Polish philosopher and logician (1889–1981)

Tadeusz Czeżowski (July 26, 1889 – March 28, 1981) was a Polish philosopher and logician. He is considered one of the most prominent members of the Lviv-Warsaw School.

== Biography ==
Czeżowski was born in Vienna, Austria-Hungary on July 26, 1889. He was the son of a high-ranking state official a previous Prefect who later became the Counsellor of the Governorate of Galicia. In 1907, he studied philosophy, mathematics, and physics at the University of Lviv. His mother, Helena Kusche, was considered part of the petite bourgeoisie of the city.

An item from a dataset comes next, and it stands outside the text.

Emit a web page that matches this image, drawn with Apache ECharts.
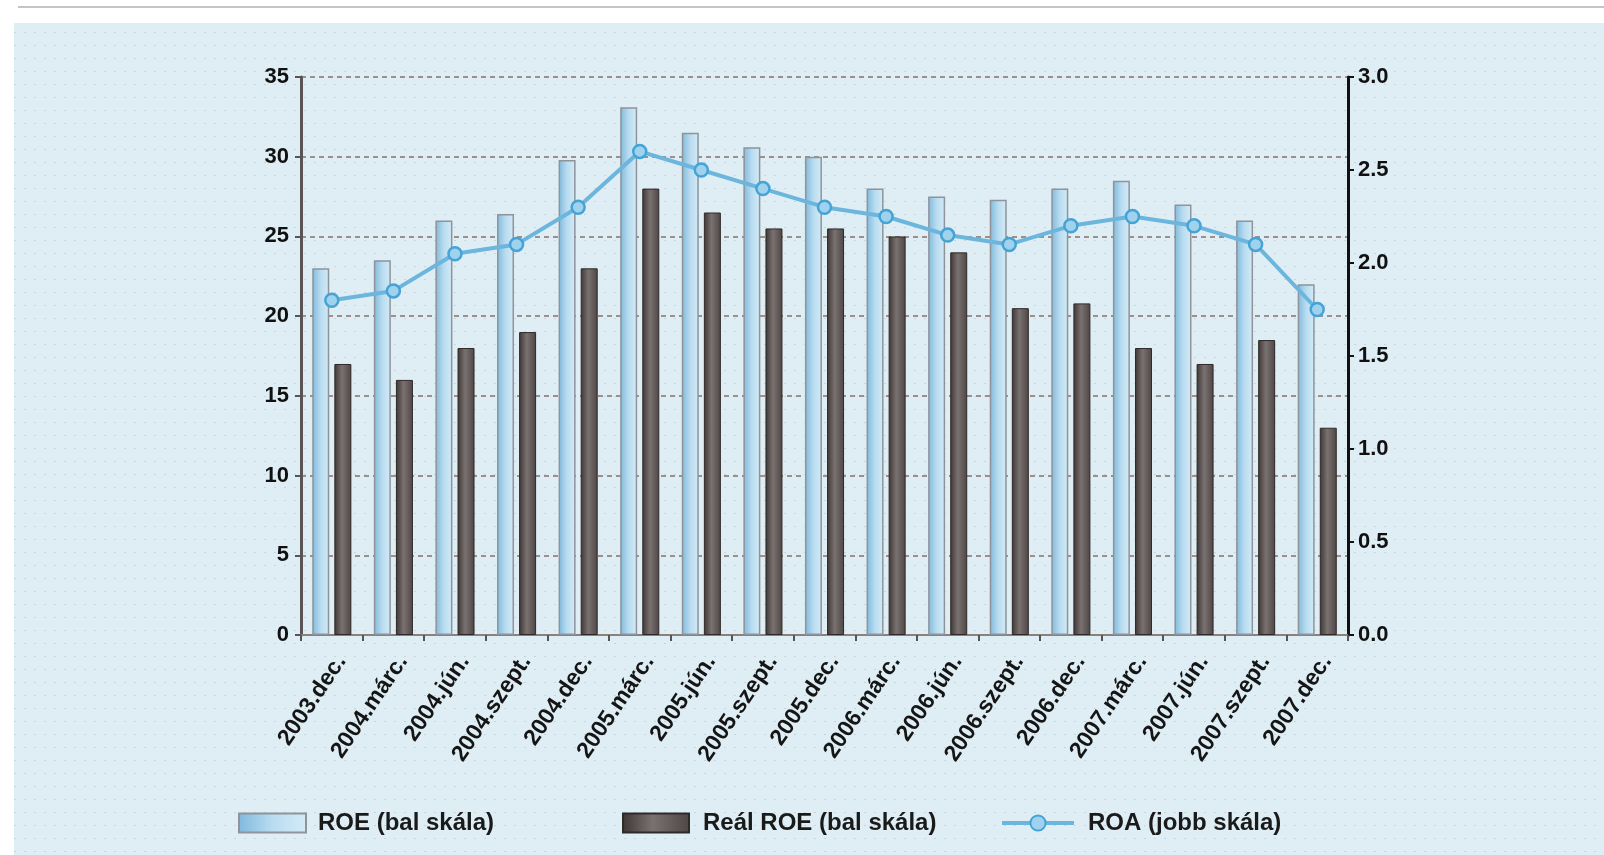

He became a student of Kazimierz Twardowski, who conferred to Czeżowski his doctorate in philosophy in 1914 after completing his dissertation entitled, Teoria klas (Theory of Classes). He also became a member of the Lwów–Warsaw School of Logic.

After qualifying as mathematics and physics teacher, he started teaching in a Lviv grammar school in 1912. From 1923 to 1939 he was a professor at Stefan Batory University in Vilnius, Lithuania, and from 1945 to 1960 a professor at Nicolaus Copernicus University in Toruń, Poland. In 1948 he became editor of the magazine Ruch Filozoficzny. He died in Toruń in 1981.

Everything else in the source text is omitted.